SET EXERCISE:
Pull every line containing "with" from the entries.

RECORDS SUPPLIED:

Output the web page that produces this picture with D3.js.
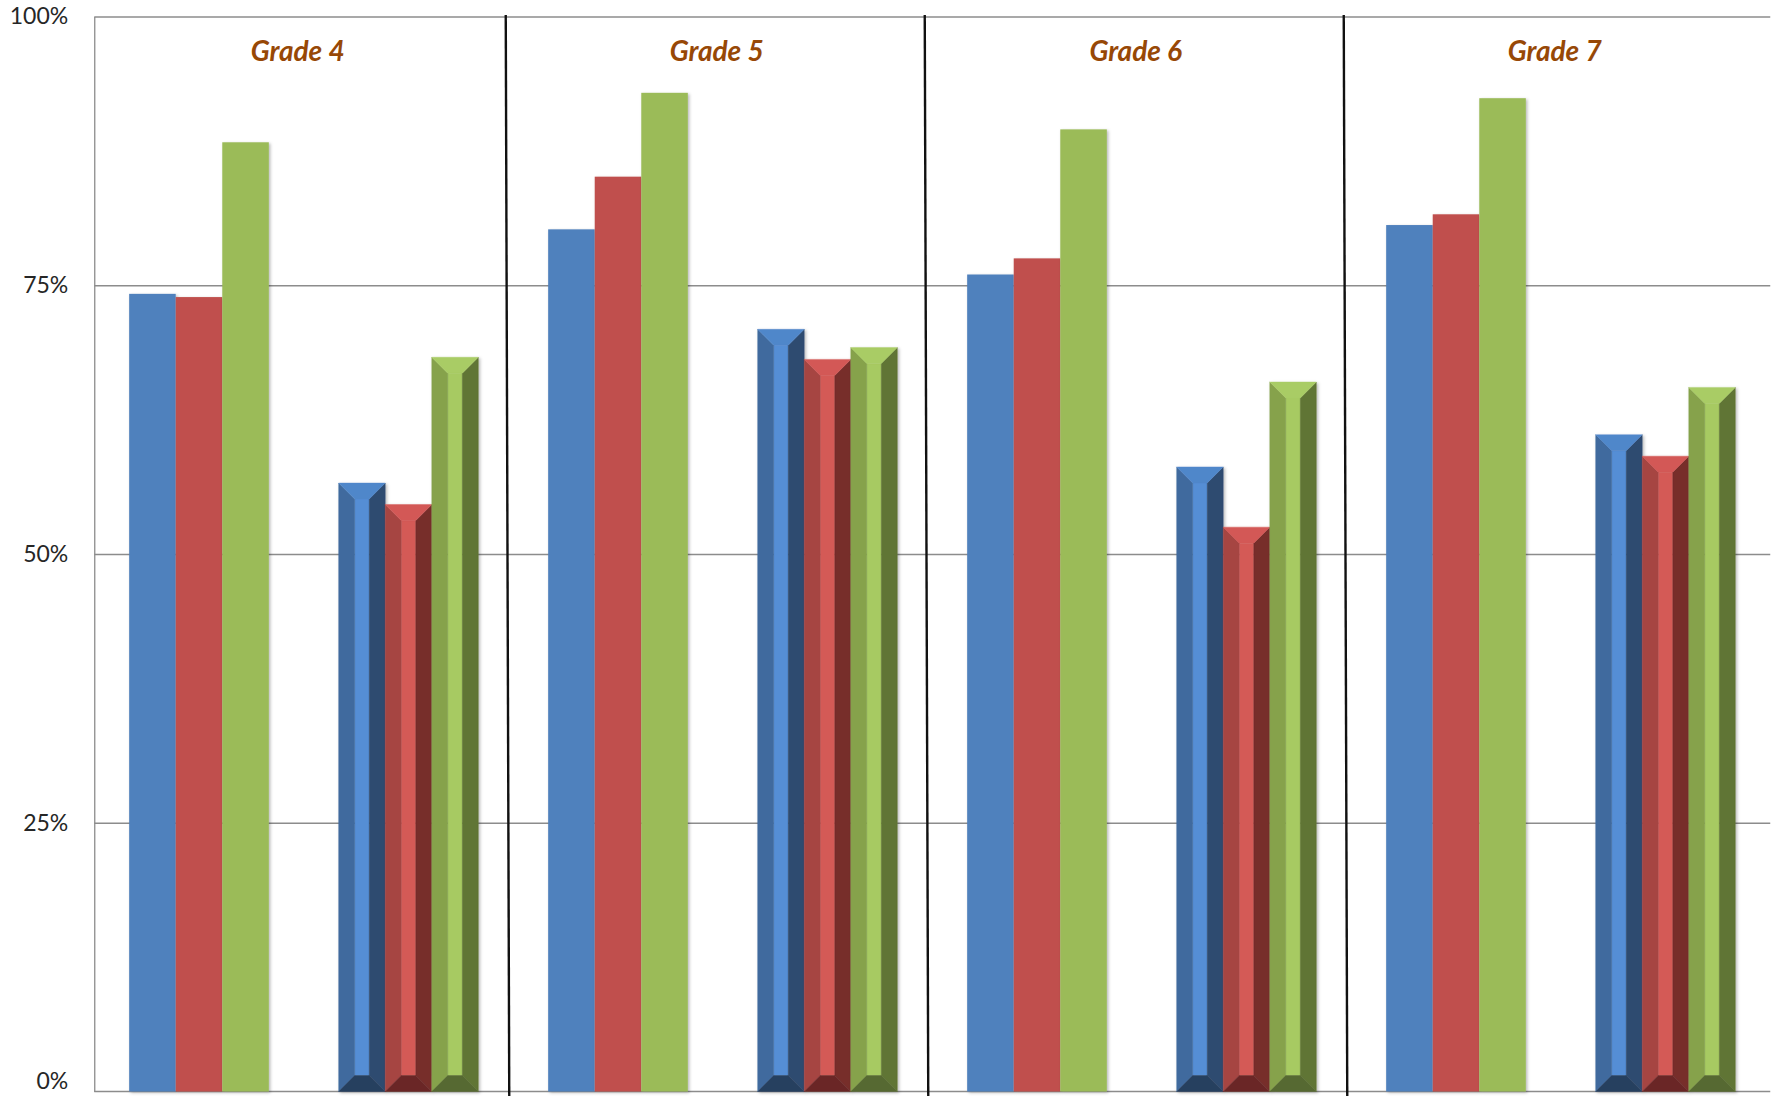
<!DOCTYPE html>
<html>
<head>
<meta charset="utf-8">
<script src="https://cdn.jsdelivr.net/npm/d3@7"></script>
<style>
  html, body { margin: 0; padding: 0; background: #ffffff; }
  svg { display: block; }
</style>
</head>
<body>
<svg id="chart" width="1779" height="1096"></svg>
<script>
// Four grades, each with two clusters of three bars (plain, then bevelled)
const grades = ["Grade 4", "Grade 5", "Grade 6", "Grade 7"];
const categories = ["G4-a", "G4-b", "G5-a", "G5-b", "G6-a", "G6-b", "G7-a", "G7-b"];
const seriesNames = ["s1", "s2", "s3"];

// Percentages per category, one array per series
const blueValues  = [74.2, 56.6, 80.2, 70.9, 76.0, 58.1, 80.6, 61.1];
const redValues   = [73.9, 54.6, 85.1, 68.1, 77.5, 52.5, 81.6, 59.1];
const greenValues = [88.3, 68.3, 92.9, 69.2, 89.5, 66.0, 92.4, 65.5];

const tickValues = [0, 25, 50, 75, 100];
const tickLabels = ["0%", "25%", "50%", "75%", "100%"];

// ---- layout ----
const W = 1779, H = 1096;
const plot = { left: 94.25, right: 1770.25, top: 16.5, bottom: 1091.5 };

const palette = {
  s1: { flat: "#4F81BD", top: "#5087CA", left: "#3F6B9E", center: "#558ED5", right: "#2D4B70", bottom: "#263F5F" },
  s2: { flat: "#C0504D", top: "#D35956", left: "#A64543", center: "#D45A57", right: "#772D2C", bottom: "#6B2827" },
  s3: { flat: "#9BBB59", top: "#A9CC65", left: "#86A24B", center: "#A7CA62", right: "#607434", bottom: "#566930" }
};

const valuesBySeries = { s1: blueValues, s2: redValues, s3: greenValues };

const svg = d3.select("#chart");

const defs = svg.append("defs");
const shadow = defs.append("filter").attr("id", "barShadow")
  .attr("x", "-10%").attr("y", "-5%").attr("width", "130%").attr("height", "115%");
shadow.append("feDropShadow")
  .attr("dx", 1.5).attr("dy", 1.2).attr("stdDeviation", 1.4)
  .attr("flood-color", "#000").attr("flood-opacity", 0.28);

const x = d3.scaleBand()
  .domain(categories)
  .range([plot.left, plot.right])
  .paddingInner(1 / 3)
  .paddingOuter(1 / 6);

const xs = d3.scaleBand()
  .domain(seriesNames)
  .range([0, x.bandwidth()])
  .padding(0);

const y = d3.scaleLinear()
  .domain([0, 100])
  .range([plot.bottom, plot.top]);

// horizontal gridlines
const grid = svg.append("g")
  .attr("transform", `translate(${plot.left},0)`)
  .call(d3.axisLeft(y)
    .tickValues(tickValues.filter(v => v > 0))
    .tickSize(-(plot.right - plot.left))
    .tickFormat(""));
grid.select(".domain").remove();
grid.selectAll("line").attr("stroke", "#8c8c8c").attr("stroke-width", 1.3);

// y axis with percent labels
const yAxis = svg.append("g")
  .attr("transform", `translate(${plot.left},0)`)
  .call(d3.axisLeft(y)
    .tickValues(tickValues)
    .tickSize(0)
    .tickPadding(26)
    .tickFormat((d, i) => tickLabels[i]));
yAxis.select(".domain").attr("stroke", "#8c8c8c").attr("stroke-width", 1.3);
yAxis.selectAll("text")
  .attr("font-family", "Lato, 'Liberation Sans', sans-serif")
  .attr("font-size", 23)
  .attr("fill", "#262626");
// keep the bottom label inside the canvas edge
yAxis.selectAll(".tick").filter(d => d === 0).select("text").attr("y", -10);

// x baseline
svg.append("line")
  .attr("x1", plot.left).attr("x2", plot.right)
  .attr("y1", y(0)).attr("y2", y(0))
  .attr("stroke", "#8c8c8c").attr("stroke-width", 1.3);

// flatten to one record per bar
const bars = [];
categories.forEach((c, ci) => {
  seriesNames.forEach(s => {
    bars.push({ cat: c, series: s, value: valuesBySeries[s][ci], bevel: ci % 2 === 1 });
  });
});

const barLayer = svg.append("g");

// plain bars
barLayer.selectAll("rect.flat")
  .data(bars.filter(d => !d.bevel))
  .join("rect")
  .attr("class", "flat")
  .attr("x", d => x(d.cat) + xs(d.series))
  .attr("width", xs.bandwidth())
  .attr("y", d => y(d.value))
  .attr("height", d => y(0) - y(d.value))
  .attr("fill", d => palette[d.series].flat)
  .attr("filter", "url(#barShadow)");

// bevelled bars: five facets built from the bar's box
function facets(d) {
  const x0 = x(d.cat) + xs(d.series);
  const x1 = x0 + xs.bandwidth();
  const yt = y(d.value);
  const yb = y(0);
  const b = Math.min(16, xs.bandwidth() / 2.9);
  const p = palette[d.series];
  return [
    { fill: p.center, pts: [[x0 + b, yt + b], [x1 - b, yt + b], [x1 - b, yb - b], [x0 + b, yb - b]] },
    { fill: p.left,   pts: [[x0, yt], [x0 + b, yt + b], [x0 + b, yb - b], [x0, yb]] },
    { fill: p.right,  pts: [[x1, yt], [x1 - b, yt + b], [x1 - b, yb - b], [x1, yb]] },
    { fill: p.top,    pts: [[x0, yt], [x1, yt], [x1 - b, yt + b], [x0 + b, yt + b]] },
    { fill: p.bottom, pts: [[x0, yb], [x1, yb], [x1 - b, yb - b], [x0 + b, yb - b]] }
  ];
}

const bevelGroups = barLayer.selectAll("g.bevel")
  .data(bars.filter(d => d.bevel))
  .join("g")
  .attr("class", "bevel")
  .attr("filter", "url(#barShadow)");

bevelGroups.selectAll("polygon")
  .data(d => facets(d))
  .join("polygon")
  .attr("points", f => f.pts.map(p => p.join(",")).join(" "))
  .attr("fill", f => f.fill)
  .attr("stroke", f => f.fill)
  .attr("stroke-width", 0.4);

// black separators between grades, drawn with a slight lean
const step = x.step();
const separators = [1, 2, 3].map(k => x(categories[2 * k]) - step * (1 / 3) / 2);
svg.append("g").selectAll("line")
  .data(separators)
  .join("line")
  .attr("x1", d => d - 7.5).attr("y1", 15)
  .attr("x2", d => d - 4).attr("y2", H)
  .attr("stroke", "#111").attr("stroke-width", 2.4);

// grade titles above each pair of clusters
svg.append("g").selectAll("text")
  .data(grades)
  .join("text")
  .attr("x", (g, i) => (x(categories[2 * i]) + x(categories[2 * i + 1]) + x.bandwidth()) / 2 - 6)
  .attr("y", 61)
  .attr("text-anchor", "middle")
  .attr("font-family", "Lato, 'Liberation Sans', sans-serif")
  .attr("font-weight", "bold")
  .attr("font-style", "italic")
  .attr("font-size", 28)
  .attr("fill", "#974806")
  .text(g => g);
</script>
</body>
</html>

* * *

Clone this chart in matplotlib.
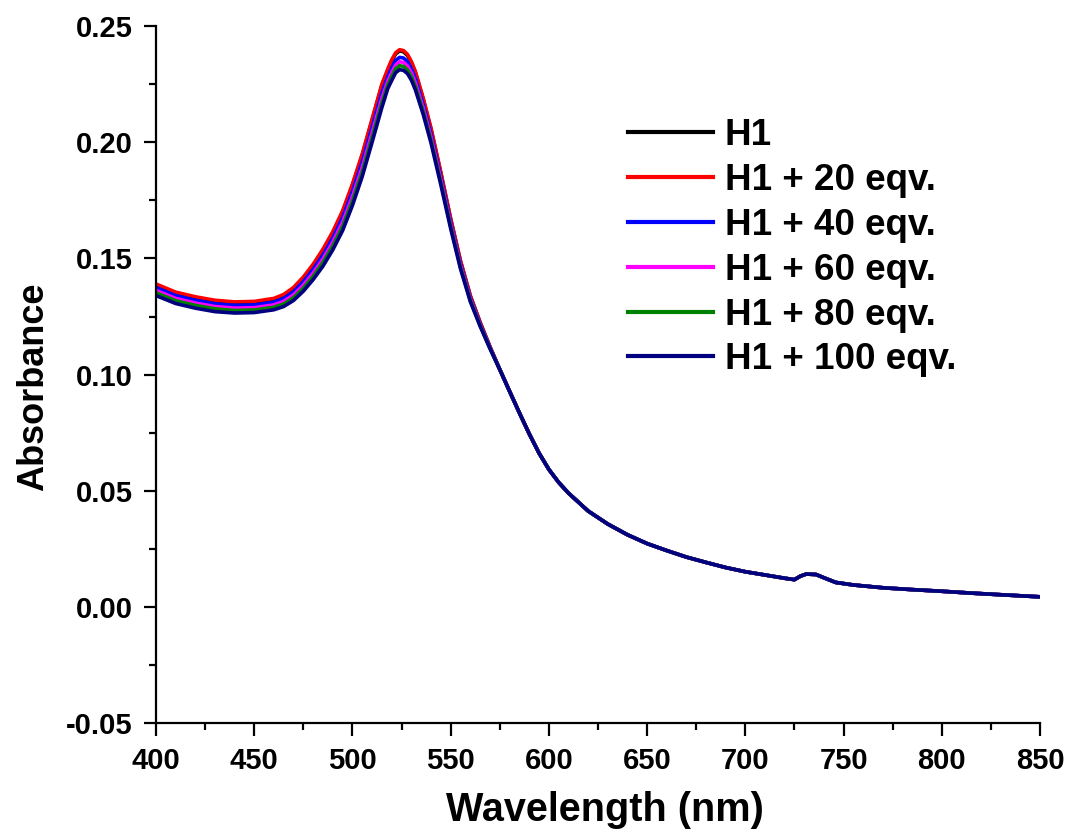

---

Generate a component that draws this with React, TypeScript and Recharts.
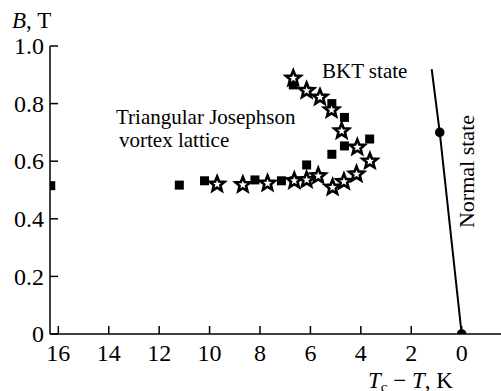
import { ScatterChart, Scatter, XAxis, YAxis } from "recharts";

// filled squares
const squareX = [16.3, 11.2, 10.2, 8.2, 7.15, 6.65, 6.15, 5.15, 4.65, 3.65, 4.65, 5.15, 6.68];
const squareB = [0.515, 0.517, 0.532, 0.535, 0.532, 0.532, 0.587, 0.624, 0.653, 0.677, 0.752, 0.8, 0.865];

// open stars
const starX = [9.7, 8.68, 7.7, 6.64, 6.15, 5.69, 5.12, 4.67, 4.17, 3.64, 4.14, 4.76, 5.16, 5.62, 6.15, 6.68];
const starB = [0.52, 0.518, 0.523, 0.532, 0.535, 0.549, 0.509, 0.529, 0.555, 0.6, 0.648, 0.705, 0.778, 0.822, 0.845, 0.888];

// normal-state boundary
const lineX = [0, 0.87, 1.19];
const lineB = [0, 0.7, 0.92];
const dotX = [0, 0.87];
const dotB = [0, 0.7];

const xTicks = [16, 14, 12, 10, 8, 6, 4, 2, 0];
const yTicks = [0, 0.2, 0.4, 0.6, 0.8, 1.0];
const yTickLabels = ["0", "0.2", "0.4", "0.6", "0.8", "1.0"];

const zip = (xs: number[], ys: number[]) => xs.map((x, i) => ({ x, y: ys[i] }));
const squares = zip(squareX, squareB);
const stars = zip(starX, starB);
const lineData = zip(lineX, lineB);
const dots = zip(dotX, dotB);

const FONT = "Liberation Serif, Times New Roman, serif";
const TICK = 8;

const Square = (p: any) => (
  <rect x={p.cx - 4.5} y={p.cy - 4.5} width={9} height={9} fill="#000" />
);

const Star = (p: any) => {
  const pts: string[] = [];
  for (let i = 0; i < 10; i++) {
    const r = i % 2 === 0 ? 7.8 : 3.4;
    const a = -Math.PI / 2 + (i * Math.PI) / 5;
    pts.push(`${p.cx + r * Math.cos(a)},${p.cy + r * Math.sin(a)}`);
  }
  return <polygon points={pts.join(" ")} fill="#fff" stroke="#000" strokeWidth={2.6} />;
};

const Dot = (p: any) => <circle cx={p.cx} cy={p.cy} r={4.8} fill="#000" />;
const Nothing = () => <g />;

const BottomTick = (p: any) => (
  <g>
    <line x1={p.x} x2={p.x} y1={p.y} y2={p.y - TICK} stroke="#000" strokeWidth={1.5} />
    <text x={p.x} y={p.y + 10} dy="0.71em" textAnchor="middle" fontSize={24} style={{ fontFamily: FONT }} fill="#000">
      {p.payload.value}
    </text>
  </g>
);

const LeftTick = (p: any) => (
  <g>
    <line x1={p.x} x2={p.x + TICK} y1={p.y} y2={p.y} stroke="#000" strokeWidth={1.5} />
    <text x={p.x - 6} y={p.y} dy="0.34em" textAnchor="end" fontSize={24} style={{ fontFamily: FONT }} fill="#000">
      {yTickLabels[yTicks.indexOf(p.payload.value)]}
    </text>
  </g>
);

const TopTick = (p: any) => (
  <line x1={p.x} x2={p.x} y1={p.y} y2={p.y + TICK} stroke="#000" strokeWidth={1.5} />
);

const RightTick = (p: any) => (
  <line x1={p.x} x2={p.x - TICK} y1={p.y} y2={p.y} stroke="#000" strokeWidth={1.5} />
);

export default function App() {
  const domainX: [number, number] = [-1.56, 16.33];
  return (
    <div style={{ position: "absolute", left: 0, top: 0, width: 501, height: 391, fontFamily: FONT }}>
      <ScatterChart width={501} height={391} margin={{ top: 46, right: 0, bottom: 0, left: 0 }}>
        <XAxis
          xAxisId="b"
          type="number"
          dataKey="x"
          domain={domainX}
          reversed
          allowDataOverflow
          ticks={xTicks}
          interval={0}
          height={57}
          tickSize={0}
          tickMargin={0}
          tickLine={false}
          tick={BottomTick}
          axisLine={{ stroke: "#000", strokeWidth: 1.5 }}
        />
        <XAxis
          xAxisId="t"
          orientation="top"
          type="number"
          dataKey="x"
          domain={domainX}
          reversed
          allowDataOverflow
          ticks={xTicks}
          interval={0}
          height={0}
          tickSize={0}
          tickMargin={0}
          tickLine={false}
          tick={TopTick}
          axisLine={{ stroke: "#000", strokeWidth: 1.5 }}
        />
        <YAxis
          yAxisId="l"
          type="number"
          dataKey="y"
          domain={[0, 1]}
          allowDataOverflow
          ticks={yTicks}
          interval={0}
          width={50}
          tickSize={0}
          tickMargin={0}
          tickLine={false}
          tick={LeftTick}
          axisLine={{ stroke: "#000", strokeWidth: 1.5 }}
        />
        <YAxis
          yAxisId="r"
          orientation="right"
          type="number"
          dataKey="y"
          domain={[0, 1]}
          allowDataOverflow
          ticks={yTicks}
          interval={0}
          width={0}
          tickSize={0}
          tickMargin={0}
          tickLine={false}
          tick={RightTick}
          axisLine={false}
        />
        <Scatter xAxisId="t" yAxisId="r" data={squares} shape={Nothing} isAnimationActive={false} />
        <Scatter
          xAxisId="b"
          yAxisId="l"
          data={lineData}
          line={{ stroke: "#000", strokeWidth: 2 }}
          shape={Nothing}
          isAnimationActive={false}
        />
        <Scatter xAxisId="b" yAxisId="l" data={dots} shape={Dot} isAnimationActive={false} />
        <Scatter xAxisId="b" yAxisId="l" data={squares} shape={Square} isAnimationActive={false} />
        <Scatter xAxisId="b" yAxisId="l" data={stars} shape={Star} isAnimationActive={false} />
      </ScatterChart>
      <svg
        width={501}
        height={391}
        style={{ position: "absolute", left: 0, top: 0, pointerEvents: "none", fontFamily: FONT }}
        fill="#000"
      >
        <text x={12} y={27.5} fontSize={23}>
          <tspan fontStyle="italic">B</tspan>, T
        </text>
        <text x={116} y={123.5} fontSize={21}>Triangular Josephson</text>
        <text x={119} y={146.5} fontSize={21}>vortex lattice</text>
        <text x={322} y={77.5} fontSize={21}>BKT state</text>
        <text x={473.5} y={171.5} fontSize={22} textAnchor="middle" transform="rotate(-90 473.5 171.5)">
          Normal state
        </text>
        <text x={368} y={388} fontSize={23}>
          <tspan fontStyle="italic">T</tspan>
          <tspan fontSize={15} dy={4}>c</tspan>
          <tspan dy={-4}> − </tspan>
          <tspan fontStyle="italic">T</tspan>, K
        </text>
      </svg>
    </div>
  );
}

RESPONSE FOR THIS EXERCISE:
Output the web page that produces this picture with D3.js.
// Four grades, each with two clusters of three bars (plain, then bevelled)
// y axis with percent labels
// black separators between grades, drawn with a slight lean
Generate a component that draws this with React, TypeScript and Recharts.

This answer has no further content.